[start of Information provided]

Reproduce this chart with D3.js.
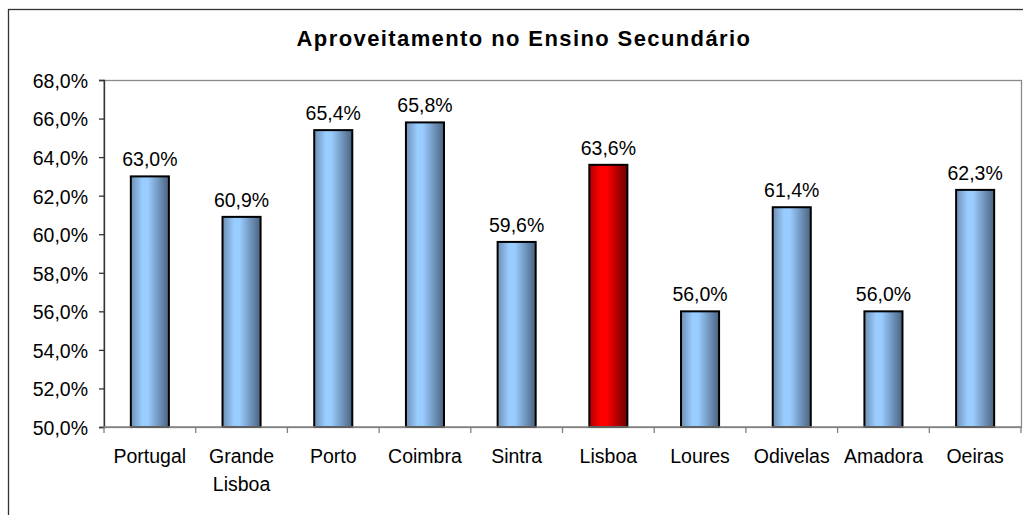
<!DOCTYPE html>
<html><head><meta charset="utf-8">
<script src="https://cdn.jsdelivr.net/npm/d3@7"></script>
<style>body{margin:0;background:#fff}svg{display:block;font-family:"Liberation Sans",Arial,sans-serif}</style>
</head><body>
<svg id="c" width="1023" height="515"></svg>
<script>
const title = "Aproveitamento no Ensino Secundário";
const categories = ["Portugal", "Grande\nLisboa", "Porto", "Coimbra", "Sintra", "Lisboa", "Loures", "Odivelas", "Amadora", "Oeiras"];
const values = [63.0, 60.9, 65.4, 65.8, 59.6, 63.6, 56.0, 61.4, 56.0, 62.3];
const highlight = ["Lisboa"];
const yTicks = [50, 52, 54, 56, 58, 60, 62, 64, 66, 68];

const svg = d3.select("#c");
const m = {left: 104, top: 80, right: 1021, bottom: 427};
const FS = 19.5;

// outer frame
svg.append("rect").attr("x", 8.5).attr("y", 9.5).attr("width", 1100).attr("height", 600)
  .attr("fill", "none").attr("stroke", "#333").attr("stroke-width", 1.3);

const defs = svg.append("defs");
function grad(id, stops) {
  const g = defs.append("linearGradient").attr("id", id).attr("x1", "0%").attr("x2", "100%").attr("y1", "0%").attr("y2", "0%");
  stops.forEach(s => g.append("stop").attr("offset", s[0]).attr("stop-color", s[1]));
}
grad("gb", [["0%", "#6f8fb3"], ["30%", "#99ccff"], ["45%", "#99ccff"], ["100%", "#4a6280"]]);
grad("gr", [["0%", "#b00000"], ["30%", "#ff0000"], ["45%", "#ff0000"], ["100%", "#6a0000"]]);

const x = d3.scaleBand().domain(categories).range([m.left, m.right]).paddingInner(0.585).paddingOuter(0.2925);
const y = d3.scaleLinear().domain([50, 68]).range([m.bottom, m.top]);

// plot area border
svg.append("rect").attr("x", m.left).attr("y", m.top + 0.5).attr("width", m.right - m.left + 0.5).attr("height", m.bottom - m.top)
  .attr("fill", "none").attr("stroke", "#8a8a8a").attr("stroke-width", 1.3);

// title
svg.append("text").attr("x", 524).attr("y", 46).attr("text-anchor", "middle")
  .attr("font-size", 22).attr("font-weight", "bold").attr("letter-spacing", 1.4).attr("fill", "#000").text(title);

// bars
svg.selectAll("rect.bar").data(values).enter().append("rect").attr("class", "bar")
  .attr("x", (d, i) => x(categories[i]))
  .attr("y", d => y(d))
  .attr("width", x.bandwidth())
  .attr("height", d => y(50) - y(d))
  .attr("fill", (d, i) => highlight.includes(categories[i]) ? "url(#gr)" : "url(#gb)")
  .attr("stroke", "#000").attr("stroke-width", 2);

// value labels
svg.selectAll("text.val").data(values).enter().append("text").attr("class", "val")
  .attr("x", (d, i) => x(categories[i]) + x.bandwidth() / 2)
  .attr("y", d => y(d) - 10)
  .attr("text-anchor", "middle").attr("font-size", FS).attr("fill", "#000")
  .text(d => d.toFixed(1).replace(".", ",") + "%");

// y axis
const fmt = d => d.toFixed(1).replace(".", ",") + "%";
const ya = svg.append("g").attr("transform", `translate(${m.left},0)`)
  .call(d3.axisLeft(y).tickValues(yTicks).tickFormat(fmt).tickSize(5).tickPadding(11));
ya.select(".domain").attr("stroke", "#333").attr("stroke-width", 1.3);
ya.selectAll(".tick line").attr("stroke", "#333").attr("stroke-width", 1.3);
ya.selectAll("text").attr("font-size", FS).attr("fill", "#000").attr("font-family", "Liberation Sans, Arial, sans-serif").attr("dy", "0.38em");

// x axis
const xa = svg.append("g").attr("transform", `translate(0,${m.bottom})`);
xa.append("line").attr("x1", m.left).attr("x2", m.right).attr("stroke", "#808080").attr("stroke-width", 1.3);
xa.selectAll("line.t").data(d3.range(categories.length + 1)).enter().append("line").attr("class", "t")
  .attr("x1", i => m.left + i * (m.right - m.left) / categories.length)
  .attr("x2", i => m.left + i * (m.right - m.left) / categories.length)
  .attr("y1", 0).attr("y2", 6).attr("stroke", "#808080").attr("stroke-width", 1.3);
const xl = xa.selectAll("text.xl").data(categories).enter().append("text").attr("class", "xl")
  .attr("text-anchor", "middle").attr("font-size", FS).attr("fill", "#000");
xl.each(function (c) {
  const t = d3.select(this);
  c.split("\n").forEach((line, k) => {
    t.append("tspan").attr("x", x(c) + x.bandwidth() / 2).attr("y", 36 + k * 28).text(line);
  });
});
</script>
</body></html>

[end of Information provided]

Stated exercise
Restate the whole of the material word for word without the pictures.

Expected output
Reproduce this chart with D3.js.
<!DOCTYPE html>
<html><head><meta charset="utf-8">
<script src="https://cdn.jsdelivr.net/npm/d3@7"></script>
<style>body{margin:0;background:#fff}svg{display:block;font-family:"Liberation Sans",Arial,sans-serif}</style>
</head><body>
<svg id="c" width="1023" height="515"></svg>
<script>
const title = "Aproveitamento no Ensino Secundário";
const categories = ["Portugal", "Grande\nLisboa", "Porto", "Coimbra", "Sintra", "Lisboa", "Loures", "Odivelas", "Amadora", "Oeiras"];
const values = [63.0, 60.9, 65.4, 65.8, 59.6, 63.6, 56.0, 61.4, 56.0, 62.3];
const highlight = ["Lisboa"];
const yTicks = [50, 52, 54, 56, 58, 60, 62, 64, 66, 68];

const svg = d3.select("#c");
const m = {left: 104, top: 80, right: 1021, bottom: 427};
const FS = 19.5;

// outer frame
svg.append("rect").attr("x", 8.5).attr("y", 9.5).attr("width", 1100).attr("height", 600)
  .attr("fill", "none").attr("stroke", "#333").attr("stroke-width", 1.3);

const defs = svg.append("defs");
function grad(id, stops) {
  const g = defs.append("linearGradient").attr("id", id).attr("x1", "0%").attr("x2", "100%").attr("y1", "0%").attr("y2", "0%");
  stops.forEach(s => g.append("stop").attr("offset", s[0]).attr("stop-color", s[1]));
}
grad("gb", [["0%", "#6f8fb3"], ["30%", "#99ccff"], ["45%", "#99ccff"], ["100%", "#4a6280"]]);
grad("gr", [["0%", "#b00000"], ["30%", "#ff0000"], ["45%", "#ff0000"], ["100%", "#6a0000"]]);

const x = d3.scaleBand().domain(categories).range([m.left, m.right]).paddingInner(0.585).paddingOuter(0.2925);
const y = d3.scaleLinear().domain([50, 68]).range([m.bottom, m.top]);

// plot area border
svg.append("rect").attr("x", m.left).attr("y", m.top + 0.5).attr("width", m.right - m.left + 0.5).attr("height", m.bottom - m.top)
  .attr("fill", "none").attr("stroke", "#8a8a8a").attr("stroke-width", 1.3);

// title
svg.append("text").attr("x", 524).attr("y", 46).attr("text-anchor", "middle")
  .attr("font-size", 22).attr("font-weight", "bold").attr("letter-spacing", 1.4).attr("fill", "#000").text(title);

// bars
svg.selectAll("rect.bar").data(values).enter().append("rect").attr("class", "bar")
  .attr("x", (d, i) => x(categories[i]))
  .attr("y", d => y(d))
  .attr("width", x.bandwidth())
  .attr("height", d => y(50) - y(d))
  .attr("fill", (d, i) => highlight.includes(categories[i]) ? "url(#gr)" : "url(#gb)")
  .attr("stroke", "#000").attr("stroke-width", 2);

// value labels
svg.selectAll("text.val").data(values).enter().append("text").attr("class", "val")
  .attr("x", (d, i) => x(categories[i]) + x.bandwidth() / 2)
  .attr("y", d => y(d) - 10)
  .attr("text-anchor", "middle").attr("font-size", FS).attr("fill", "#000")
  .text(d => d.toFixed(1).replace(".", ",") + "%");

// y axis
const fmt = d => d.toFixed(1).replace(".", ",") + "%";
const ya = svg.append("g").attr("transform", `translate(${m.left},0)`)
  .call(d3.axisLeft(y).tickValues(yTicks).tickFormat(fmt).tickSize(5).tickPadding(11));
ya.select(".domain").attr("stroke", "#333").attr("stroke-width", 1.3);
ya.selectAll(".tick line").attr("stroke", "#333").attr("stroke-width", 1.3);
ya.selectAll("text").attr("font-size", FS).attr("fill", "#000").attr("font-family", "Liberation Sans, Arial, sans-serif").attr("dy", "0.38em");

// x axis
const xa = svg.append("g").attr("transform", `translate(0,${m.bottom})`);
xa.append("line").attr("x1", m.left).attr("x2", m.right).attr("stroke", "#808080").attr("stroke-width", 1.3);
xa.selectAll("line.t").data(d3.range(categories.length + 1)).enter().append("line").attr("class", "t")
  .attr("x1", i => m.left + i * (m.right - m.left) / categories.length)
  .attr("x2", i => m.left + i * (m.right - m.left) / categories.length)
  .attr("y1", 0).attr("y2", 6).attr("stroke", "#808080").attr("stroke-width", 1.3);
const xl = xa.selectAll("text.xl").data(categories).enter().append("text").attr("class", "xl")
  .attr("text-anchor", "middle").attr("font-size", FS).attr("fill", "#000");
xl.each(function (c) {
  const t = d3.select(this);
  c.split("\n").forEach((line, k) => {
    t.append("tspan").attr("x", x(c) + x.bandwidth() / 2).attr("y", 36 + k * 28).text(line);
  });
});
</script>
</body></html>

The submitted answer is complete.